For a political approach I would go for a (limited time) discussion followed by a vote. Without the discussion I would feel that people's vote would be knee-jerk and uninformed. Perhaps each person would get carte blanche during the discussion to say A) why they should have it and B) who they think should have it and why.

Oh some people would definitely find that rediclous (cutting a small slice into 7 smaller pieces) or would rather just have someone eat it than make things complicated or uncomfortable.

What do you think would be the best approach under "extreme etiquette"?

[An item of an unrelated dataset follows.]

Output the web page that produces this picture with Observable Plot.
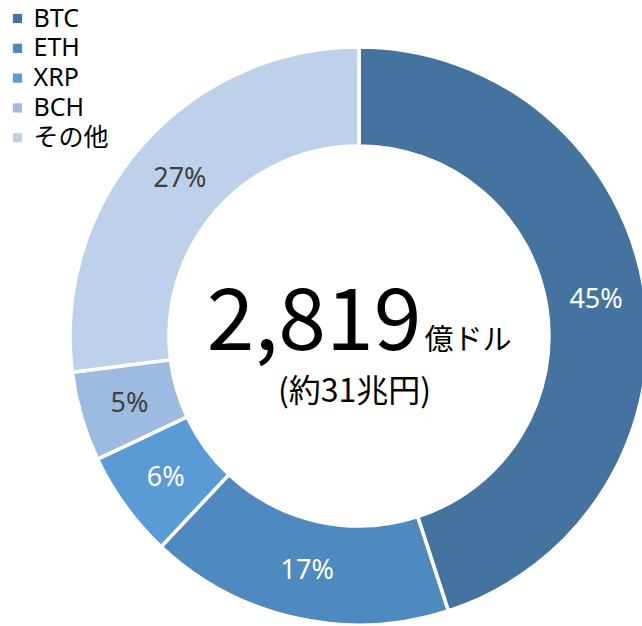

I was actually going to say that, silly though it may be, the 7 ways approach would be best for etiquette. This is because it pre-emptively shuts down any opportunity to argue over who is more deserving because that criteria has no effect on the outcome. There may be hidden resentments but socially it should be smooth.

So I guess waiting till someone goes to the bathroom and then the other 6 spitting on the slice and offering it to the victim when they come back would not be the best "etiquette" like solution?

I hadn't even thought of that. That must be a testament to your twisted mind. ;-).

While I'm no big fan of Ayn Rand, her view on compromise makes a lot of sense: a compromise is a situation in which there are no winners because no one comes out of it fully satisfied.

I'm yet to know a content or happy person who doesn't know how to compromise nor a well content or happy person who compromises all the time.

Good for you There are several billion other people who also have opinions and beliefs.

What does that have to do with what I said? What's your point?

The ;truth isn't settled by opinion polls or one person's reflections on his observations.

What makes you think it would be 7 pieces?

Everyone murmers "meh" or "I don't have to have it"

That's gonna cut it down to more like 4 pieces... totally reasonable imo.

First ask if the guy who paid half wants it. Then (unfortunately) my default personality kicks in, which is to defer decisions to others; watch and learn who does what. Punt. See how long the last piece just sits there.

Oh, but don't watch too closely... see if someone tries to sneak a grab at it.